begin Data
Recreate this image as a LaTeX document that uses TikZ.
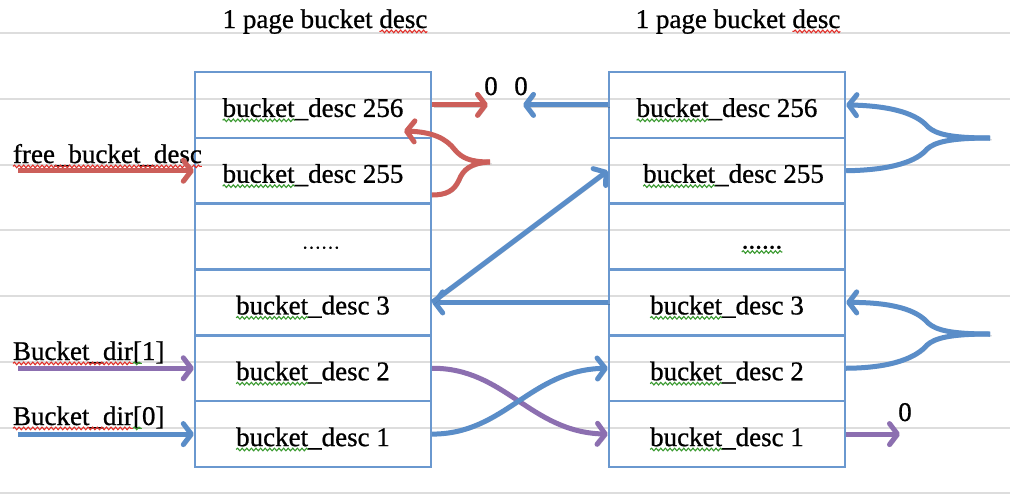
\documentclass[tikz,border=0pt]{standalone}
\usepackage{fontspec}
\setmainfont{Liberation Serif}[FakeBold=0.8]
\usetikzlibrary{arrows.meta,decorations.pathmorphing}
\definecolor{boxblue}{HTML}{6A98CF}
\definecolor{ablue}{HTML}{5A8DC8}
\definecolor{ared}{HTML}{CC5F5A}
\definecolor{apurple}{HTML}{8C6FB0}
\definecolor{gridgray}{HTML}{DDDDDD}
\definecolor{wred}{HTML}{E0302A}
\definecolor{wgreen}{HTML}{3A9A30}
\newcommand\bigf{\fontsize{27}{32}\selectfont}
\newlength\wvA
\newlength\wvB
% measure pieces of node text (globally)
\newcommand\wa[1]{\setbox0\hbox{#1}\global\wvA=\wd0\relax\box0\relax}
\newcommand\wb[1]{\setbox0\hbox{#1}\global\wvB=\wd0\relax\box0\relax}
% wave from base west of node, offset #3, length #4
\newcommand\wave[4]{\draw[wavy,#1] ([xshift=#3,yshift=-3.4pt]#2.base west) -- ++(#4,0pt);}
% wave ending at base east of node, length #3
\newcommand\wavee[3]{\draw[wavy,#1] ([yshift=-3.4pt]#2.base east) -- ++(-#3,0pt);}
\begin{document}
\begin{tikzpicture}[x=1pt,y=-1pt,font=\bigf,
  gridline/.style={draw=gridgray,line width=1.5pt},
  cell/.style={draw=boxblue,line width=2.4pt,minimum width=236pt,minimum height=65.83pt,inner sep=0pt},
  txt/.style={inner sep=0pt,outer sep=0pt,anchor=base},
  txtl/.style={inner sep=0pt,outer sep=0pt,anchor=base west},
  wavy/.style={line width=1.1pt,decorate,decoration={snake,amplitude=1.3pt,segment length=4.6pt}},
  ln/.style={line width=5pt,preaction={draw=black,draw opacity=0.18,transform canvas={xshift=1.8pt,yshift=-1.8pt}}},
  arr/.style={ln,-{Straight Barb[length=8pt,width=21pt,round]}},
  rarr/.style={arr,draw=ared},
  barr/.style={arr,draw=ablue},
  parr/.style={arr,draw=apurple}]
\useasboundingbox (0,0) rectangle (1010,498);
\fill[white] (0,0) rectangle (1010,498);
\foreach \y in {33,99,165,230,296,362,428,493} \draw[gridline] (0,\y) -- (1010,\y);

% titles
\node[txt] (T1) at (325,28) {1 page bucket \wb{desc}};
\wavee{wred}{T1}{\wvB}
\node[txt] (T2) at (738,28) {1 page bucket \wb{desc}};
\wavee{wred}{T2}{\wvB}

% left column
\node[cell] (L6) at (313,104.9) {};
\node[cell] (L5) at (313,170.75) {};
\node[cell] (L4) at (313,236.6) {};
\node[cell] (L3) at (313,302.4) {};
\node[cell] (L2) at (313,368.25) {};
\node[cell] (L1) at (313,434.1) {};
% right column
\node[cell] (R6) at (727,104.9) {};
\node[cell] (R5) at (727,170.75) {};
\node[cell] (R4) at (727,236.6) {};
\node[cell] (R3) at (727,302.4) {};
\node[cell] (R2) at (727,368.25) {};
\node[cell] (R1) at (727,434.1) {};

\node[txt] (L6t) at ([yshift=-12pt]L6.center) {\wb{bucket}\_desc 256}; \wave{wgreen}{L6t}{0pt}{\wvB}
\node[txt] (L5t) at ([yshift=-12pt]L5.center) {\wb{bucket}\_desc 255}; \wave{wgreen}{L5t}{0pt}{\wvB}
\node[txt] (L4t) at ([xshift=8pt,yshift=-12pt]L4.center) {\fontsize{19}{20}\selectfont ……};
\node[txt] (L3t) at ([yshift=-12pt]L3.center) {\wb{bucket}\_desc 3}; \wave{wgreen}{L3t}{0pt}{\wvB}
\node[txt] (L2t) at ([yshift=-12pt]L2.center) {\wb{bucket}\_desc 2}; \wave{wgreen}{L2t}{0pt}{\wvB}
\node[txt] (L1t) at ([yshift=-12pt]L1.center) {\wb{bucket}\_desc 1}; \wave{wgreen}{L1t}{0pt}{\wvB}
\node[txt] (R6t) at ([yshift=-12pt]R6.center) {\wb{bucket}\_desc 256}; \wave{wgreen}{R6t}{0pt}{\wvB}
\node[txt] (R5t) at ([xshift=6.5pt,yshift=-12pt]R5.center) {\wb{bucket}\_desc 255}; \wave{wgreen}{R5t}{0pt}{\wvB}
\node[txt] (R4t) at ([xshift=35pt,yshift=-12pt]R4.center) {\wb{......}}; \wave{wgreen}{R4t}{0pt}{\wvB}
\node[txt] (R3t) at ([yshift=-12pt]R3.center) {\wb{bucket}\_desc 3}; \wave{wgreen}{R3t}{0pt}{\wvB}
\node[txt] (R2t) at ([yshift=-12pt]R2.center) {\wb{bucket}\_desc 2}; \wave{wgreen}{R2t}{0pt}{\wvB}
\node[txt] (R1t) at ([yshift=-12pt]R1.center) {\wb{bucket}\_desc 1}; \wave{wgreen}{R1t}{0pt}{\wvB}

% side labels
\node[txtl] (FB) at (13,163) {\wb{free\_bucket\_desc}}; \wave{wred}{FB}{0pt}{\wvB}
\node[txtl] (BD1) at (13,360) {\wa{Bucket\_dir}\wb{[}1]};
\wave{wred}{BD1}{0pt}{\wvA} \wave{wgreen}{BD1}{\wvA}{\wvB}
\node[txtl] (BD0) at (13,425) {\wa{Bucket\_dir}\wb{[}0]};
\wave{wred}{BD0}{0pt}{\wvA} \wave{wgreen}{BD0}{\wvA}{\wvB}

% zeros
\node[txt] (z1) at (491,95) {0};
\node[txt] (z2) at (521,95) {0};
\node[txt] (z3) at (905,421) {0};

% coordinates for free ends
\coordinate (f0) at (18,170.75);
\coordinate (d1) at (18,368.25);
\coordinate (d0) at (18,434.1);
\coordinate (a1) at (488,104.9);
\coordinate (b1) at (523,104.9);
\coordinate (rtip) at (490,162);
\coordinate (rup) at (404,131);
\coordinate (rlow) at (432,195);
\coordinate (t1) at (990,138);
\coordinate (t2) at (990,334);
\coordinate (p0) at (900,434.1);

% entry arrows
\draw[rarr] (f0) -- (L5.west);
\draw[parr] (d1) -- (L2.west);
\draw[barr] (d0) -- (L1.west);

% top arrows to 0
\draw[rarr] (L6.east) -- (a1);
\draw[barr] (R6.west) -- (b1);

% red brace
\draw[rarr] (rtip) .. controls (470,162) and (462,158) .. (455,150) .. controls (446,138) and (432,132) .. (rup);
\draw[ln,ared] (rtip) .. controls (470,163) and (463,170) .. (459,180) .. controls (454,191) and (446,195) .. (rlow);

% middle arrows
\draw[barr] (R3.west) -- (L3.east);
\draw[barr] (L3.east) -- (R5.west);

% crossing curves
\draw[parr] (L2.east) .. controls (505,368) and (530,432) .. (R1.west);
\draw[barr] (L1.east) .. controls (505,434) and (530,370) .. (R2.west);

% right braces
\draw[barr] (t1) .. controls (950,138) and (936,134) .. (928,127) .. controls (917,114) and (893,106) .. (R6.east);
\draw[ln,ablue] (t1) .. controls (950,138) and (935,142) .. (927,149) .. controls (917,161) and (893,170) .. (R5.east);
\draw[barr] (t2) .. controls (950,334) and (936,330) .. (928,323) .. controls (917,310) and (893,302.4) .. (R3.east);
\draw[ln,ablue] (t2) .. controls (950,334) and (935,338) .. (927,345) .. controls (917,357) and (893,368) .. (R2.east);

% bottom right arrow
\draw[parr] (R1.east) -- (p0);
\end{tikzpicture}
\end{document}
end Data
Every line above should be repeated exactly; pictures stay out of the copy.

Reply>
Recreate this image as a LaTeX document that uses TikZ.
\documentclass[tikz,border=0pt]{standalone}
\usepackage{fontspec}
\setmainfont{Liberation Serif}[FakeBold=0.8]
\usetikzlibrary{arrows.meta,decorations.pathmorphing}
\definecolor{boxblue}{HTML}{6A98CF}
\definecolor{ablue}{HTML}{5A8DC8}
\definecolor{ared}{HTML}{CC5F5A}
\definecolor{apurple}{HTML}{8C6FB0}
\definecolor{gridgray}{HTML}{DDDDDD}
\definecolor{wred}{HTML}{E0302A}
\definecolor{wgreen}{HTML}{3A9A30}
\newcommand\bigf{\fontsize{27}{32}\selectfont}
\newlength\wvA
\newlength\wvB
% measure pieces of node text (globally)
\newcommand\wa[1]{\setbox0\hbox{#1}\global\wvA=\wd0\relax\box0\relax}
\newcommand\wb[1]{\setbox0\hbox{#1}\global\wvB=\wd0\relax\box0\relax}
% wave from base west of node, offset #3, length #4
\newcommand\wave[4]{\draw[wavy,#1] ([xshift=#3,yshift=-3.4pt]#2.base west) -- ++(#4,0pt);}
% wave ending at base east of node, length #3
\newcommand\wavee[3]{\draw[wavy,#1] ([yshift=-3.4pt]#2.base east) -- ++(-#3,0pt);}
\begin{document}
\begin{tikzpicture}[x=1pt,y=-1pt,font=\bigf,
  gridline/.style={draw=gridgray,line width=1.5pt},
  cell/.style={draw=boxblue,line width=2.4pt,minimum width=236pt,minimum height=65.83pt,inner sep=0pt},
  txt/.style={inner sep=0pt,outer sep=0pt,anchor=base},
  txtl/.style={inner sep=0pt,outer sep=0pt,anchor=base west},
  wavy/.style={line width=1.1pt,decorate,decoration={snake,amplitude=1.3pt,segment length=4.6pt}},
  ln/.style={line width=5pt,preaction={draw=black,draw opacity=0.18,transform canvas={xshift=1.8pt,yshift=-1.8pt}}},
  arr/.style={ln,-{Straight Barb[length=8pt,width=21pt,round]}},
  rarr/.style={arr,draw=ared},
  barr/.style={arr,draw=ablue},
  parr/.style={arr,draw=apurple}]
\useasboundingbox (0,0) rectangle (1010,498);
\fill[white] (0,0) rectangle (1010,498);
\foreach \y in {33,99,165,230,296,362,428,493} \draw[gridline] (0,\y) -- (1010,\y);

% titles
\node[txt] (T1) at (325,28) {1 page bucket \wb{desc}};
\wavee{wred}{T1}{\wvB}
\node[txt] (T2) at (738,28) {1 page bucket \wb{desc}};
\wavee{wred}{T2}{\wvB}

% left column
\node[cell] (L6) at (313,104.9) {};
\node[cell] (L5) at (313,170.75) {};
\node[cell] (L4) at (313,236.6) {};
\node[cell] (L3) at (313,302.4) {};
\node[cell] (L2) at (313,368.25) {};
\node[cell] (L1) at (313,434.1) {};
% right column
\node[cell] (R6) at (727,104.9) {};
\node[cell] (R5) at (727,170.75) {};
\node[cell] (R4) at (727,236.6) {};
\node[cell] (R3) at (727,302.4) {};
\node[cell] (R2) at (727,368.25) {};
\node[cell] (R1) at (727,434.1) {};

\node[txt] (L6t) at ([yshift=-12pt]L6.center) {\wb{bucket}\_desc 256}; \wave{wgreen}{L6t}{0pt}{\wvB}
\node[txt] (L5t) at ([yshift=-12pt]L5.center) {\wb{bucket}\_desc 255}; \wave{wgreen}{L5t}{0pt}{\wvB}
\node[txt] (L4t) at ([xshift=8pt,yshift=-12pt]L4.center) {\fontsize{19}{20}\selectfont ……};
\node[txt] (L3t) at ([yshift=-12pt]L3.center) {\wb{bucket}\_desc 3}; \wave{wgreen}{L3t}{0pt}{\wvB}
\node[txt] (L2t) at ([yshift=-12pt]L2.center) {\wb{bucket}\_desc 2}; \wave{wgreen}{L2t}{0pt}{\wvB}
\node[txt] (L1t) at ([yshift=-12pt]L1.center) {\wb{bucket}\_desc 1}; \wave{wgreen}{L1t}{0pt}{\wvB}
\node[txt] (R6t) at ([yshift=-12pt]R6.center) {\wb{bucket}\_desc 256}; \wave{wgreen}{R6t}{0pt}{\wvB}
\node[txt] (R5t) at ([xshift=6.5pt,yshift=-12pt]R5.center) {\wb{bucket}\_desc 255}; \wave{wgreen}{R5t}{0pt}{\wvB}
\node[txt] (R4t) at ([xshift=35pt,yshift=-12pt]R4.center) {\wb{......}}; \wave{wgreen}{R4t}{0pt}{\wvB}
\node[txt] (R3t) at ([yshift=-12pt]R3.center) {\wb{bucket}\_desc 3}; \wave{wgreen}{R3t}{0pt}{\wvB}
\node[txt] (R2t) at ([yshift=-12pt]R2.center) {\wb{bucket}\_desc 2}; \wave{wgreen}{R2t}{0pt}{\wvB}
\node[txt] (R1t) at ([yshift=-12pt]R1.center) {\wb{bucket}\_desc 1}; \wave{wgreen}{R1t}{0pt}{\wvB}

% side labels
\node[txtl] (FB) at (13,163) {\wb{free\_bucket\_desc}}; \wave{wred}{FB}{0pt}{\wvB}
\node[txtl] (BD1) at (13,360) {\wa{Bucket\_dir}\wb{[}1]};
\wave{wred}{BD1}{0pt}{\wvA} \wave{wgreen}{BD1}{\wvA}{\wvB}
\node[txtl] (BD0) at (13,425) {\wa{Bucket\_dir}\wb{[}0]};
\wave{wred}{BD0}{0pt}{\wvA} \wave{wgreen}{BD0}{\wvA}{\wvB}

% zeros
\node[txt] (z1) at (491,95) {0};
\node[txt] (z2) at (521,95) {0};
\node[txt] (z3) at (905,421) {0};

% coordinates for free ends
\coordinate (f0) at (18,170.75);
\coordinate (d1) at (18,368.25);
\coordinate (d0) at (18,434.1);
\coordinate (a1) at (488,104.9);
\coordinate (b1) at (523,104.9);
\coordinate (rtip) at (490,162);
\coordinate (rup) at (404,131);
\coordinate (rlow) at (432,195);
\coordinate (t1) at (990,138);
\coordinate (t2) at (990,334);
\coordinate (p0) at (900,434.1);

% entry arrows
\draw[rarr] (f0) -- (L5.west);
\draw[parr] (d1) -- (L2.west);
\draw[barr] (d0) -- (L1.west);

% top arrows to 0
\draw[rarr] (L6.east) -- (a1);
\draw[barr] (R6.west) -- (b1);

% red brace
\draw[rarr] (rtip) .. controls (470,162) and (462,158) .. (455,150) .. controls (446,138) and (432,132) .. (rup);
\draw[ln,ared] (rtip) .. controls (470,163) and (463,170) .. (459,180) .. controls (454,191) and (446,195) .. (rlow);

% middle arrows
\draw[barr] (R3.west) -- (L3.east);
\draw[barr] (L3.east) -- (R5.west);

% crossing curves
\draw[parr] (L2.east) .. controls (505,368) and (530,432) .. (R1.west);
\draw[barr] (L1.east) .. controls (505,434) and (530,370) .. (R2.west);

% right braces
\draw[barr] (t1) .. controls (950,138) and (936,134) .. (928,127) .. controls (917,114) and (893,106) .. (R6.east);
\draw[ln,ablue] (t1) .. controls (950,138) and (935,142) .. (927,149) .. controls (917,161) and (893,170) .. (R5.east);
\draw[barr] (t2) .. controls (950,334) and (936,330) .. (928,323) .. controls (917,310) and (893,302.4) .. (R3.east);
\draw[ln,ablue] (t2) .. controls (950,334) and (935,338) .. (927,345) .. controls (917,357) and (893,368) .. (R2.east);

% bottom right arrow
\draw[parr] (R1.east) -- (p0);
\end{tikzpicture}
\end{document}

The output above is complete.